━━━━━ Source material ━━━━━

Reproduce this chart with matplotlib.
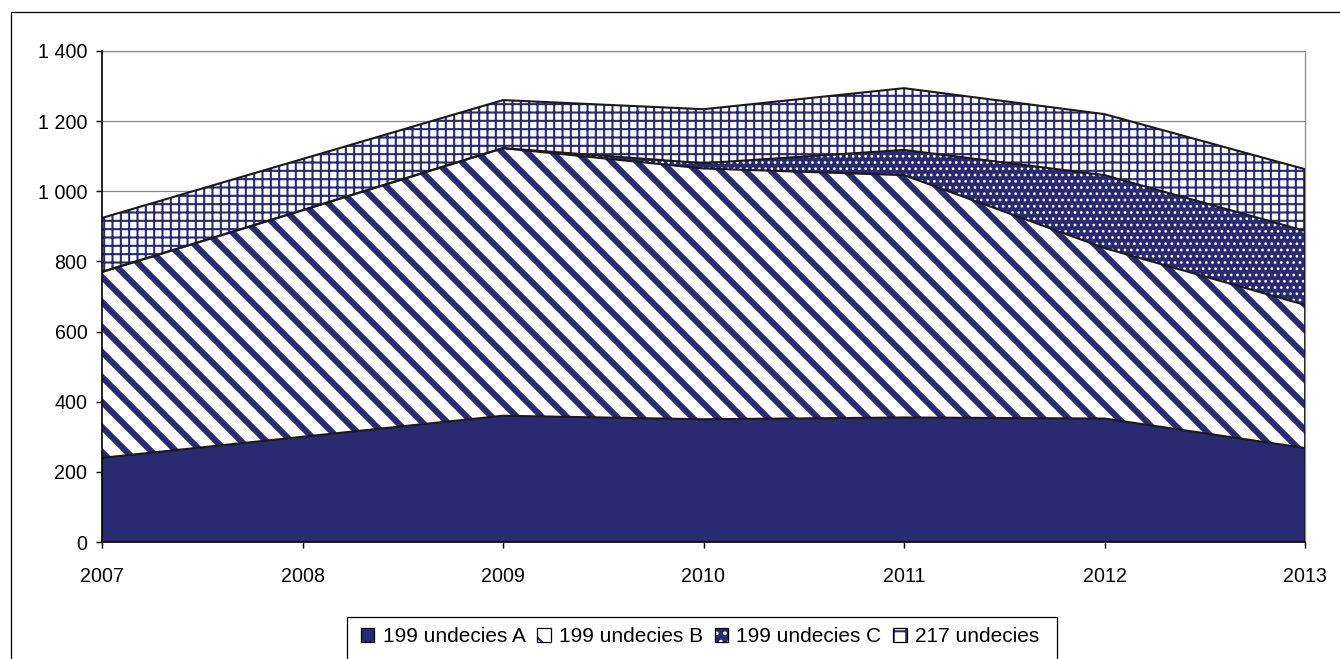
import numpy as np
import matplotlib
matplotlib.use("Agg")
import matplotlib.pyplot as plt
from matplotlib.patches import Rectangle, Patch
from matplotlib.ticker import FuncFormatter

# Data
years = [2007, 2008, 2009, 2010, 2011, 2012, 2013]
series_names = ["199 undecies A", "199 undecies B", "199 undecies C", "217 undecies"]
undecies_a = [240, 300, 360, 350, 355, 352, 268]
undecies_b = [530, 646, 763, 715, 691, 486, 408]
undecies_c = [0, 0, 0, 15, 72, 208, 211]
undecies_217 = [154, 146, 137, 154, 176, 174, 176]
y_ticks = [0, 200, 400, 600, 800, 1000, 1200, 1400]

NAVY = "#2a2a72"
W, H, DPI = 1340, 659, 150

plt.rcParams["font.family"] = ["Liberation Sans", "DejaVu Sans"]
plt.rcParams["font.size"] = 9

fig = plt.figure(figsize=(W / DPI, H / DPI), dpi=DPI)
ax = fig.add_axes([102 / W, 1 - 542 / H, (1305 - 102) / W, (542 - 51) / H])

stack = np.vstack([undecies_a, undecies_b, undecies_c, undecies_217]).astype(float)
tops = np.cumsum(stack, axis=0)
bottoms = np.vstack([np.zeros(len(years)), tops[:-1]])

styles = [
    dict(face=NAVY, hatch=None, leg_hatch=None, hcolor=NAVY, hlw=1.0, leg_hlw=1.0),
    dict(face="white", hatch="\\\\", leg_hatch="\\", hcolor=NAVY, hlw=2.9, leg_hlw=2.2),
    dict(face=NAVY, hatch="....", leg_hatch="...", hcolor="white", hlw=0.7, leg_hlw=0.7),
    dict(face="white", hatch="+++", leg_hatch="++", hcolor=NAVY, hlw=1.0, leg_hlw=1.0),
]

ax.set_axisbelow(True)
ax.yaxis.grid(True, color="#8c8c8c", linewidth=0.6, zorder=0)

handles = []
for i, st in enumerate(styles):
    with plt.rc_context({"hatch.color": st["hcolor"], "hatch.linewidth": st["hlw"]}):
        coll = ax.fill_between(years, bottoms[i], tops[i], facecolor=st["face"],
                               edgecolor="none", linewidth=0, hatch=st["hatch"], zorder=2)
        if hasattr(coll, "set_hatch_linewidth"):
            coll.set_hatch_linewidth(st["hlw"])
    with plt.rc_context({"hatch.color": st["hcolor"], "hatch.linewidth": st["leg_hlw"]}):
        h = Patch(facecolor=st["face"], edgecolor="black", linewidth=0.6,
                  hatch=st["leg_hatch"])
        if hasattr(h, "set_hatch_linewidth"):
            h.set_hatch_linewidth(st["leg_hlw"])
        h._hatch_color = matplotlib.colors.to_rgba(st["hcolor"])
    handles.append(h)

# Outline of each layer
for i in range(4):
    ax.plot(years, tops[i], color="#1a1a1a", linewidth=1.0, zorder=3,
            solid_joinstyle="miter")
ax.plot([years[-1], years[-1]], [0, tops[-1][-1]], color="#1a1a1a", linewidth=0.9, zorder=3)

ax.set_xlim(years[0], years[-1])
ax.set_ylim(y_ticks[0], y_ticks[-1])
ax.set_xticks(years)
ax.set_yticks(y_ticks)
ax.yaxis.set_major_formatter(FuncFormatter(lambda v, p: f"{int(v):,}".replace(",", " ")))

for side in ["top", "right"]:
    ax.spines[side].set_color("#8c8c8c")
    ax.spines[side].set_linewidth(0.6)
for side in ["left", "bottom"]:
    ax.spines[side].set_color("black")
    ax.spines[side].set_linewidth(0.8)
ax.spines["left"].set_zorder(4)
ax.spines["bottom"].set_zorder(4)

ax.tick_params(axis="both", direction="out", length=3, width=0.7, color="black",
               labelsize=9.4)
ax.tick_params(axis="y", pad=4)
ax.tick_params(axis="x", pad=9)

# Legend with its own frame
fig.add_artist(Rectangle((347 / W, -0.05), (1057 - 347) / W, 0.05 + (659 - 617) / H,
                         transform=fig.transFigure, facecolor="white",
                         edgecolor="black", linewidth=0.6, zorder=0))
leg = fig.legend(handles, series_names, loc="center", ncol=4,
                 bbox_to_anchor=(700 / W, 1 - 637 / H), frameon=False,
                 fontsize=10, handlelength=0.65, handleheight=0.65,
                 handletextpad=0.4, columnspacing=0.55, borderpad=0)

# Outer chart border
fig.add_artist(Rectangle((11 / W, -0.05), 1.1, 0.05 + (659 - 12) / H,
                         transform=fig.transFigure, facecolor="none",
                         edgecolor="black", linewidth=0.6, zorder=-1))

fig.savefig("out.png", dpi=DPI, facecolor="white")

━━━━━

Exercise details »
Leave out the pictures and restate, word for word, the lines from the top of the data through the line containing "bottoms = np.vstack([np.zeros(len(years)), tops[:-1]])", both included.

Result below »
Reproduce this chart with matplotlib.
import numpy as np
import matplotlib
matplotlib.use("Agg")
import matplotlib.pyplot as plt
from matplotlib.patches import Rectangle, Patch
from matplotlib.ticker import FuncFormatter

# Data
years = [2007, 2008, 2009, 2010, 2011, 2012, 2013]
series_names = ["199 undecies A", "199 undecies B", "199 undecies C", "217 undecies"]
undecies_a = [240, 300, 360, 350, 355, 352, 268]
undecies_b = [530, 646, 763, 715, 691, 486, 408]
undecies_c = [0, 0, 0, 15, 72, 208, 211]
undecies_217 = [154, 146, 137, 154, 176, 174, 176]
y_ticks = [0, 200, 400, 600, 800, 1000, 1200, 1400]

NAVY = "#2a2a72"
W, H, DPI = 1340, 659, 150

plt.rcParams["font.family"] = ["Liberation Sans", "DejaVu Sans"]
plt.rcParams["font.size"] = 9

fig = plt.figure(figsize=(W / DPI, H / DPI), dpi=DPI)
ax = fig.add_axes([102 / W, 1 - 542 / H, (1305 - 102) / W, (542 - 51) / H])

stack = np.vstack([undecies_a, undecies_b, undecies_c, undecies_217]).astype(float)
tops = np.cumsum(stack, axis=0)
bottoms = np.vstack([np.zeros(len(years)), tops[:-1]])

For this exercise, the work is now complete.